Go through the data below. Pull out every line that has the word "Recreate".

## Begin EXTRACTED RECORDS

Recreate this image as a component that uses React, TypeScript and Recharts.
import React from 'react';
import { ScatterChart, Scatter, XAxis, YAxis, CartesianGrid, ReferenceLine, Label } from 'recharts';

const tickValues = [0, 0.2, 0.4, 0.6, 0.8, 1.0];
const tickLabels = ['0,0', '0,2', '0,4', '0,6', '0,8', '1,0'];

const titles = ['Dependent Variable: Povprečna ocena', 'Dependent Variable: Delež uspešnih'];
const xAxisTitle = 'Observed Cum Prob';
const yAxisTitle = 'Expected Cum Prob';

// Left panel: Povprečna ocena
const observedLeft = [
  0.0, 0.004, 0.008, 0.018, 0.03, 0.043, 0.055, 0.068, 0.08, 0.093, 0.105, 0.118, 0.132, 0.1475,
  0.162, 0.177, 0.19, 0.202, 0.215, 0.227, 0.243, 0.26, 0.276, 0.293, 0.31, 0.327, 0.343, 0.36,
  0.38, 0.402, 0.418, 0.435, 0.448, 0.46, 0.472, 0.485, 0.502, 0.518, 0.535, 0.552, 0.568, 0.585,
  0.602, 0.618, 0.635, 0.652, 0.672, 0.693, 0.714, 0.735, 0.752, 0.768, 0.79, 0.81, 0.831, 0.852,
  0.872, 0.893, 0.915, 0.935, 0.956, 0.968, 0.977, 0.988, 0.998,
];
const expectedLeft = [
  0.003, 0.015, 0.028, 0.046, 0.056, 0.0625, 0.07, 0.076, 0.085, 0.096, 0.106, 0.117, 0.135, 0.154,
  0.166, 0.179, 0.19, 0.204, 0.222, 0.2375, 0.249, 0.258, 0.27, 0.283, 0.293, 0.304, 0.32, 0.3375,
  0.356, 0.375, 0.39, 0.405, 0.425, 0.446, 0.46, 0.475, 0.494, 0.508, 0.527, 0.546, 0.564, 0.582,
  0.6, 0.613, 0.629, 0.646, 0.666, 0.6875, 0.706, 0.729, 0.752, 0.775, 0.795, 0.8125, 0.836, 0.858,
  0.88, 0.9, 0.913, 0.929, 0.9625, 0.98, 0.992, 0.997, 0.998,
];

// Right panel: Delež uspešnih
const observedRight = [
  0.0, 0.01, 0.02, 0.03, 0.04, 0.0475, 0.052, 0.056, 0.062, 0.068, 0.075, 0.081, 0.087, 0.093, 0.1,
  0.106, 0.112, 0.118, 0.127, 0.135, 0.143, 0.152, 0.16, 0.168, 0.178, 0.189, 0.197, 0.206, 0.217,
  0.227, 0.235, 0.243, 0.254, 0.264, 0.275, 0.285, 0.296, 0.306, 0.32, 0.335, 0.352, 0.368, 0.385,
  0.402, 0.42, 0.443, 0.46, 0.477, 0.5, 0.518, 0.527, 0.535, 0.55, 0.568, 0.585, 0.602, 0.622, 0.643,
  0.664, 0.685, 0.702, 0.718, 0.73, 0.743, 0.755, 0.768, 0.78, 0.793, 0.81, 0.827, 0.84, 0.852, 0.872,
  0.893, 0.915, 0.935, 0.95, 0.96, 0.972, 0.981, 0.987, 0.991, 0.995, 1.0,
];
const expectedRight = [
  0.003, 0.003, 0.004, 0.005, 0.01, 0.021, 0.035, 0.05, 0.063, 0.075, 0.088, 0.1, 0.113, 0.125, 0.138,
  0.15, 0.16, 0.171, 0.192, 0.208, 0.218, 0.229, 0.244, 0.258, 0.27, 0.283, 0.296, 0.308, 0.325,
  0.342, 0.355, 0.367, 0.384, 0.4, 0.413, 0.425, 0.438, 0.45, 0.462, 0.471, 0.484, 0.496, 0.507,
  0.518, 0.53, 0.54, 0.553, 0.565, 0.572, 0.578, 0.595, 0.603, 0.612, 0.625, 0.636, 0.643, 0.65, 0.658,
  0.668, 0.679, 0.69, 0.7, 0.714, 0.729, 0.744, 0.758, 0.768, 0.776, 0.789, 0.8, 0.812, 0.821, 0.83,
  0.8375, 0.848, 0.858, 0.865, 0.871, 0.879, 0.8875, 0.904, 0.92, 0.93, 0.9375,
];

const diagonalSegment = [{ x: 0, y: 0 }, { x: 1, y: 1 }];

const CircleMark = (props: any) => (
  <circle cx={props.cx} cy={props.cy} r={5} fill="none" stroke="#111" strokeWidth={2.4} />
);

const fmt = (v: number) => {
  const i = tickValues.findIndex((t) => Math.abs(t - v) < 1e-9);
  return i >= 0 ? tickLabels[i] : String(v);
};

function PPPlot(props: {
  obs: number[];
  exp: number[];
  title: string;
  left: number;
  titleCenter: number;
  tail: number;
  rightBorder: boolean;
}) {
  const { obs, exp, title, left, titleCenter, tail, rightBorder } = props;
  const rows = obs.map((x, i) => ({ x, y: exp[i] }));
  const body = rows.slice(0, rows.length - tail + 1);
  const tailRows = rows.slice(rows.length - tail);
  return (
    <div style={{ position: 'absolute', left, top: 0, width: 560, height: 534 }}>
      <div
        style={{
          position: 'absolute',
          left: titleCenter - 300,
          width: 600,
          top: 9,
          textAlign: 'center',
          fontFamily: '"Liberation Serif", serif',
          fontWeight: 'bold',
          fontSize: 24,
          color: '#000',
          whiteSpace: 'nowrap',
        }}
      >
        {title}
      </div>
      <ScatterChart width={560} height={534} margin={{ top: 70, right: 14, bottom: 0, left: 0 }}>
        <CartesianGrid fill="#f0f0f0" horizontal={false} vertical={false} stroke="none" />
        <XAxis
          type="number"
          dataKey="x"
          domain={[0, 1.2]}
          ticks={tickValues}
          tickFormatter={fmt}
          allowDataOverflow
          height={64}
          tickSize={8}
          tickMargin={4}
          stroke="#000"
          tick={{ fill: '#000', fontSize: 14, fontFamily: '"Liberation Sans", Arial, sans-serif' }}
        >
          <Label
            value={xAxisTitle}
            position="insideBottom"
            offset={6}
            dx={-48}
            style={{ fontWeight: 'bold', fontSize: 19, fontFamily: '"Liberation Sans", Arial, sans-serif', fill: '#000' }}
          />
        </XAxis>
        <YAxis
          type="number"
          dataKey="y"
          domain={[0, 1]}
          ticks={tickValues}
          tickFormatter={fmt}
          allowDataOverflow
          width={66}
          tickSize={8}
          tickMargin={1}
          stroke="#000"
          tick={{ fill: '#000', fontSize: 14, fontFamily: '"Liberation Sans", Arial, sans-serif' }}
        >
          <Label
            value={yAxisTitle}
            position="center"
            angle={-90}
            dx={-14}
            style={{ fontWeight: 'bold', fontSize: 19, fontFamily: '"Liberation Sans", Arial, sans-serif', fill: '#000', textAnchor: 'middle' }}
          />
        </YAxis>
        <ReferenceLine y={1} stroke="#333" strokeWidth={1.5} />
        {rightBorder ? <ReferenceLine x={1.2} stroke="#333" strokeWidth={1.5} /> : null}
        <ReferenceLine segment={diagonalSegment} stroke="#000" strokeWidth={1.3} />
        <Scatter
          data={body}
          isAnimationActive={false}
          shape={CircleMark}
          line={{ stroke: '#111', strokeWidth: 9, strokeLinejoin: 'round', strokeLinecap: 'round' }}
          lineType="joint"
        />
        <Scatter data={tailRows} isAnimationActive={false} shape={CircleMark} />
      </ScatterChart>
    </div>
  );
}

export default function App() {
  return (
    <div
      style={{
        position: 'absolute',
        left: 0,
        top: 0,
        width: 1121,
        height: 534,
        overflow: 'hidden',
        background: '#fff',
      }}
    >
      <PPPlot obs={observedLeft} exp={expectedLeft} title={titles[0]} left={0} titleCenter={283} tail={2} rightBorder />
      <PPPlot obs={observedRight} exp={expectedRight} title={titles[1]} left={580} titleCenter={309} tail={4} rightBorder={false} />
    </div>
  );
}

## End EXTRACTED RECORDS
## Begin EXTRACTED RECORDS

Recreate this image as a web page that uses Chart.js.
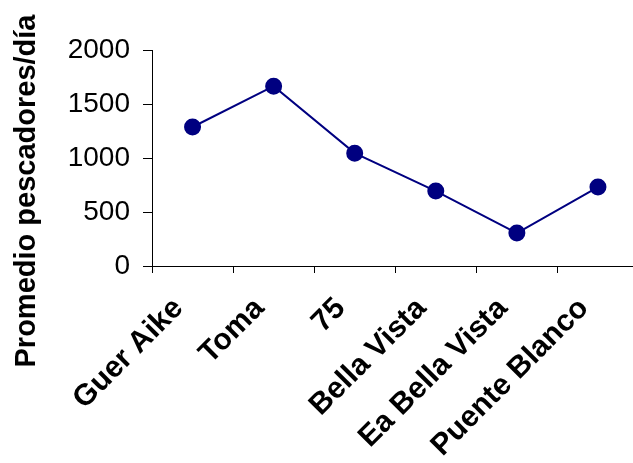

## End EXTRACTED RECORDS

FULL RESPONSE |
Recreate this image as a component that uses React, TypeScript and Recharts.
Recreate this image as a web page that uses Chart.js.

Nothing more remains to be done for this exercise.